Le chef de l’État pourrait-il ne pas trancher et renvoyer la loi portant organisation et fonctionnement de la Ceni devant le Parlement ? Ce serait un aveu d’échec, voire une capitulation face à la fronde des catholiques et des protestants. « Cela entamerait même le crédit du président au profit notamment de Lamuka, qui exige le retrait de la candidature de Kadima et s’en trouverait renforcé dans l’opinion publique », estime un membre de l’entourage de Félix Tshisekedi.

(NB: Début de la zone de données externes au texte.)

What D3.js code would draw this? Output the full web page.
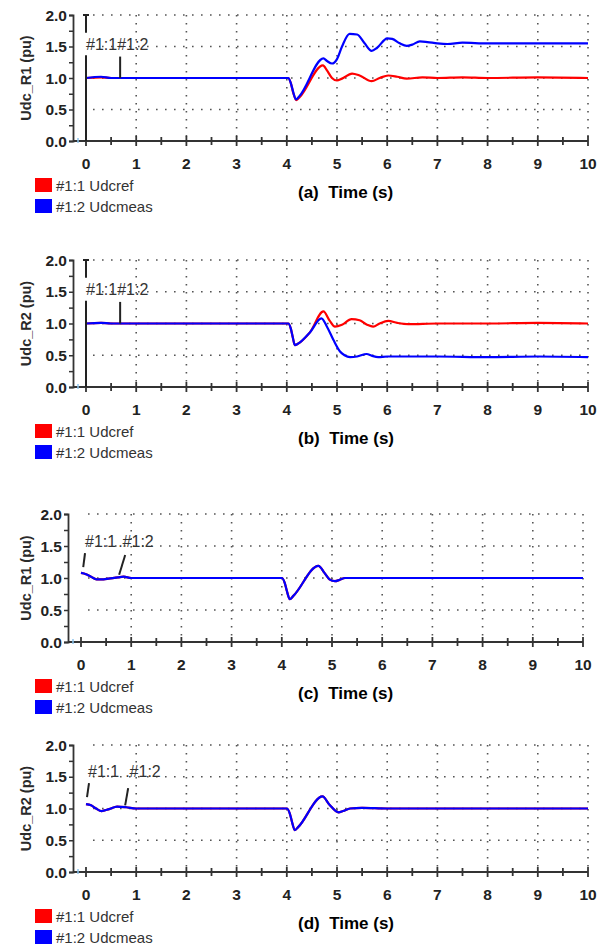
<!DOCTYPE html>
<html>
<head>
<meta charset="utf-8">
<script src="https://cdn.jsdelivr.net/npm/d3@7/dist/d3.min.js"></script>
<style>
  html, body { margin: 0; padding: 0; background: #fff; }
  svg { display: block; font-family: "Liberation Sans", Arial, sans-serif; }
</style>
</head>
<body>
<svg id="fig" width="605" height="945"></svg>
<script>
// DC voltage responses (pu) over 0-10 s: reference (Udcref) and measured (Udcmeas)
const xTicks = [0, 1, 2, 3, 4, 5, 6, 7, 8, 9, 10];
const yTicks = [0.0, 0.5, 1.0, 1.5, 2.0];
const seriesNames = ["#1:1 Udcref", "#1:2 Udcmeas"];
const panelLetters = ["(a)", "(b)", "(c)", "(d)"];
const yLabels = ["Udc_R1 (pu)", "Udc_R2 (pu)", "Udc_R1 (pu)", "Udc_R2 (pu)"];

// (a) rectifier R1
const refA = [[0,1.0],[0.3,1.01],[0.5,1.0],[1.5,1.0],[2.5,1.0],[3.5,1.0],[4.03,1.0],[4.08,0.92],[4.13,0.76],[4.19,0.65],
  [4.26,0.7],[4.72,1.2],[4.8,1.12],[4.9,1.0],[5.0,0.96],[5.1,0.99],[5.3,1.07],[5.45,1.04],[5.69,0.95],[5.85,1.0],
  [6.02,1.04],[6.2,1.02],[6.39,0.99],[6.7,1.01],[7.0,1.0],[7.5,1.01],[8.0,1.0],[9.0,1.01],[10.0,1.0]];
const measA = [[0,1.0],[0.3,1.02],[0.5,1.0],[1.5,1.0],[2.5,1.0],[3.5,1.0],[4.03,1.0],[4.08,0.92],[4.13,0.77],[4.18,0.66],
  [4.25,0.71],[4.73,1.31],[4.8,1.27],[4.9,1.23],[5.0,1.3],[5.1,1.5],[5.25,1.70],[5.4,1.69],[5.55,1.55],[5.69,1.43],
  [5.8,1.48],[6.0,1.63],[6.1,1.62],[6.25,1.55],[6.39,1.51],[6.5,1.53],[6.65,1.58],[6.8,1.57],[7.0,1.55],[7.2,1.54],
  [7.5,1.56],[8.0,1.55],[10.0,1.55]];

// (b) rectifier R2
const refB = [[0,1.0],[0.3,1.01],[0.5,1.0],[2.0,1.0],[3.5,1.0],[4.03,1.0],[4.08,0.92],[4.12,0.78],[4.16,0.66],[4.22,0.68],
  [4.46,0.86],[4.73,1.19],[4.85,1.05],[4.96,0.95],[5.1,0.98],[5.29,1.07],[5.45,1.05],[5.6,0.98],[5.72,0.95],
  [5.85,1.0],[6.02,1.04],[6.2,1.01],[6.42,0.99],[7.0,1.0],[8.0,1.0],[9.0,1.01],[10.0,1.0]];
const measB = [[0,1.0],[0.3,1.01],[0.5,1.0],[2.0,1.0],[3.5,1.0],[4.03,1.0],[4.08,0.92],[4.12,0.78],[4.16,0.66],[4.22,0.68],
  [4.46,0.86],[4.69,1.08],[4.8,0.95],[4.93,0.74],[5.06,0.56],[5.15,0.5],[5.26,0.47],[5.4,0.48],[5.59,0.52],
  [5.7,0.49],[5.82,0.47],[6.0,0.48],[6.5,0.48],[7.0,0.48],[8.0,0.47],[9.0,0.48],[10.0,0.47]];

// (c) rectifier R1
const refC = [[0,1.08],[0.1,1.06],[0.2,1.02],[0.31,0.98],[0.45,0.98],[0.55,0.99],[0.74,1.01],[0.85,1.02],[1.0,1.0],
  [2.0,1.0],[3.0,1.0],[4.0,1.0],[4.06,0.92],[4.1,0.8],[4.16,0.67],[4.23,0.72],[4.73,1.19],[4.85,1.08],[4.95,0.98],
  [5.06,0.95],[5.15,0.97],[5.26,1.0],[5.5,1.0],[6.0,1.0],[10.0,1.0]];
const measC = [[0,1.08],[0.1,1.06],[0.2,1.02],[0.31,0.98],[0.45,0.98],[0.55,0.99],[0.74,1.01],[0.85,1.02],[1.0,1.0],
  [2.0,1.0],[3.0,1.0],[4.0,1.0],[4.06,0.92],[4.1,0.8],[4.16,0.67],[4.23,0.72],[4.73,1.19],[4.85,1.08],[4.95,0.98],
  [5.06,0.95],[5.15,0.97],[5.26,1.0],[5.5,1.0],[6.0,1.0],[10.0,1.0]];

// (d) rectifier R2
const refD = [[0,1.07],[0.1,1.05],[0.2,1.0],[0.31,0.96],[0.46,0.99],[0.62,1.03],[0.8,1.02],[1.0,1.0],[2.0,1.0],
  [3.0,1.0],[4.0,1.0],[4.06,0.92],[4.1,0.8],[4.16,0.66],[4.23,0.71],[4.71,1.19],[4.85,1.06],[5.03,0.94],[5.12,0.96],
  [5.26,1.0],[5.5,1.01],[6.0,1.0],[10.0,1.0]];
const measD = [[0,1.07],[0.1,1.05],[0.2,1.0],[0.31,0.96],[0.46,0.99],[0.62,1.03],[0.8,1.02],[1.0,1.0],[2.0,1.0],
  [3.0,1.0],[4.0,1.0],[4.06,0.92],[4.1,0.8],[4.16,0.66],[4.23,0.71],[4.71,1.19],[4.85,1.06],[5.03,0.94],[5.12,0.96],
  [5.26,1.0],[5.5,1.01],[6.0,1.0],[10.0,1.0]];

const colors = ["#ff0000", "#0000ff"];

// Curve-label annotations: label anchor and leader segments in data units
const annotsAB = {
  texts: [{ t: 0.0, v: 1.45, s: "#1:1#1:2" }],
  leaders: [[[0, 2.0], [0, 1.72]], [[0, 1.36], [0, 0]], [[0.68, 1.0], [0.68, 1.34]]],
  cap: true
};
const annotsC = {
  texts: [{ t: 0.08, v: 1.48, s: "#1:1" }, { t: 0.74, v: 1.48, s: ".#1:2" }],
  leaders: [[[0.045, 1.17], [0.08, 1.39]], [[0.76, 1.05], [0.88, 1.36]]],
  cap: false
};
const annotsD = {
  texts: [{ t: 0.04, v: 1.5, s: "#1:1" }, { t: 0.78, v: 1.5, s: ".#1:2" }],
  leaders: [[[0.02, 1.18], [0.06, 1.4]], [[0.78, 1.05], [0.84, 1.32]]],
  cap: false
};

const panels = [
  { top: 15,  bottom: 141, x0: 86, x1: 588, ref: refA, meas: measA, ann: annotsAB },
  { top: 260, bottom: 387, x0: 86, x1: 588, ref: refB, meas: measB, ann: annotsAB },
  { top: 514, bottom: 642, x0: 81, x1: 583, ref: refC, meas: measC, ann: annotsC },
  { top: 745, bottom: 872, x0: 86, x1: 588, ref: refD, meas: measD, ann: annotsD }
];

const svg = d3.select("#fig");
const ink = "#222";

panels.forEach((p, i) => {
  const x = d3.scaleLinear().domain([0, 10]).range([p.x0, p.x1]);
  const y = d3.scaleLinear().domain([0, 2]).range([p.bottom, p.top]);
  const g = svg.append("g");
  const axisX = p.x0 - 13;

  // dotted grid
  g.append("g").selectAll("line").data(yTicks.filter(v => v > 0)).join("line")
    .attr("x1", x(0) + 7).attr("x2", x(10))
    .attr("y1", d => y(d)).attr("y2", d => y(d))
    .attr("stroke", "#555").attr("stroke-width", 1.6)
    .attr("stroke-dasharray", "1.6,7.4");
  g.append("g").selectAll("line").data(xTicks.filter(t => t > 0)).join("line")
    .attr("x1", d => x(d)).attr("x2", d => x(d))
    .attr("y1", y(2)).attr("y2", y(0))
    .attr("stroke", "#555").attr("stroke-width", 1.6)
    .attr("stroke-dasharray", "1.6,6.4");

  // y axis with quarter ticks
  const yAx = d3.axisLeft(y).tickValues(d3.range(0, 2.01, 0.25))
    .tickSize(4).tickFormat("");
  const yg = g.append("g").attr("transform", `translate(${axisX},0)`).call(yAx);
  yg.select(".domain").attr("stroke", "#333").attr("stroke-width", 1.8);
  yg.selectAll(".tick line").attr("stroke", "#333").attr("stroke-width", 1.5);
  g.append("g").selectAll("text").data(yTicks).join("text")
    .attr("x", axisX - 6).attr("y", d => y(d) + 5.5)
    .attr("text-anchor", "end")
    .attr("font-size", 15.5).attr("font-weight", "bold").attr("fill", ink)
    .text(d => d.toFixed(1));

  // x axis with half-second ticks crossing the line
  g.append("line").attr("x1", axisX).attr("x2", x(10))
    .attr("y1", y(0)).attr("y2", y(0))
    .attr("stroke", "#333").attr("stroke-width", 2);
  g.append("g").selectAll("line").data(d3.range(0, 10.01, 0.5)).join("line")
    .attr("x1", d => x(d)).attr("x2", d => x(d))
    .attr("y1", d => y(0) - (d % 1 === 0 ? 5 : 4))
    .attr("y2", d => y(0) + (d % 1 === 0 ? 5 : 4))
    .attr("stroke", "#333").attr("stroke-width", 1.8);
  g.append("g").selectAll("text").data(xTicks).join("text")
    .attr("x", d => x(d)).attr("y", y(0) + 28)
    .attr("text-anchor", "middle")
    .attr("font-size", 15.5).attr("font-weight", "bold").attr("fill", ink)
    .text(d => d);

  // small marker near the origin
  g.append("line").attr("x1", axisX + 5).attr("x2", axisX + 5)
    .attr("y1", y(0) - 3).attr("y2", y(0) + 2)
    .attr("stroke", "#8cc4ee").attr("stroke-width", 1.5);

  // y axis title
  g.append("text")
    .attr("transform", `translate(31,${(p.top + p.bottom) / 2}) rotate(-90)`)
    .attr("text-anchor", "middle")
    .attr("font-size", 14.5).attr("font-weight", "bold").attr("fill", "#2a2a2a")
    .text(yLabels[i]);

  // curves
  const line = d3.line().x(d => x(d[0])).y(d => y(d[1])).curve(d3.curveMonotoneX);
  [p.ref, p.meas].forEach((s, k) => {
    g.append("path").datum(s).attr("d", line)
      .attr("fill", "none").attr("stroke", colors[k])
      .attr("stroke-width", 2.2).attr("stroke-linejoin", "round");
  });

  // curve labels and leaders
  p.ann.leaders.forEach(seg => {
    g.append("line")
      .attr("x1", x(seg[0][0])).attr("y1", y(seg[0][1]))
      .attr("x2", x(seg[1][0])).attr("y2", y(seg[1][1]))
      .attr("stroke", "#222").attr("stroke-width", 2);
  });
  if (p.ann.cap) {
    g.append("line").attr("x1", x(0) - 3).attr("x2", x(0) + 3)
      .attr("y1", y(2)).attr("y2", y(2))
      .attr("stroke", "#222").attr("stroke-width", 2);
  }
  p.ann.texts.forEach(a => {
    g.append("text").attr("x", x(a.t)).attr("y", y(a.v))
      .attr("font-size", 16).attr("fill", "#333")
      .text(a.s);
  });

  // legend
  const ly = y(0) + 37;
  seriesNames.forEach((name, k) => {
    g.append("rect").attr("x", 35).attr("y", ly + k * 21)
      .attr("width", 17).attr("height", 14).attr("fill", colors[k]);
    g.append("text").attr("x", 56).attr("y", ly + k * 21 + 13)
      .attr("font-size", 15).attr("fill", "#333")
      .text(name);
  });

  // caption
  g.append("text").attr("x", 298).attr("y", y(0) + 57)
    .attr("font-size", 17).attr("font-weight", "bold").attr("fill", "#000")
    .text(panelLetters[i] + "\u00a0 Time (s)");
});
</script>
</body>
</html>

En attendant, les esprits s’échauffent

Reste l’option d’une concertation de haut niveau, pour trouver une solution consensuelle. Mais le format d’une telle rencontre serait difficile à déterminer et elle ne pourrait être organisée ni par le président, ni par la Conférence épiscopale nationale du Congo (Cenco), qui est partie au conflit, ni par le Sénat ou l’Assemblée, qui sont – jusqu’à preuve du contraire – acquis au chef de l’État. « En tout état de cause, conclut André Claudel Lubaya, les délais constitutionnels ont beau être contraignants, ils semblent de plus en plus difficiles à tenir. »

En attendant, les esprits s’échauffent. Lors d’une conférence de presse animée, le 7 septembre, Martin Fayulu a explicitement accusé Félix Tshisekedi de préparer un « glissement » du calendrier électoral et a appelé à manifester, le 15 septembre prochain.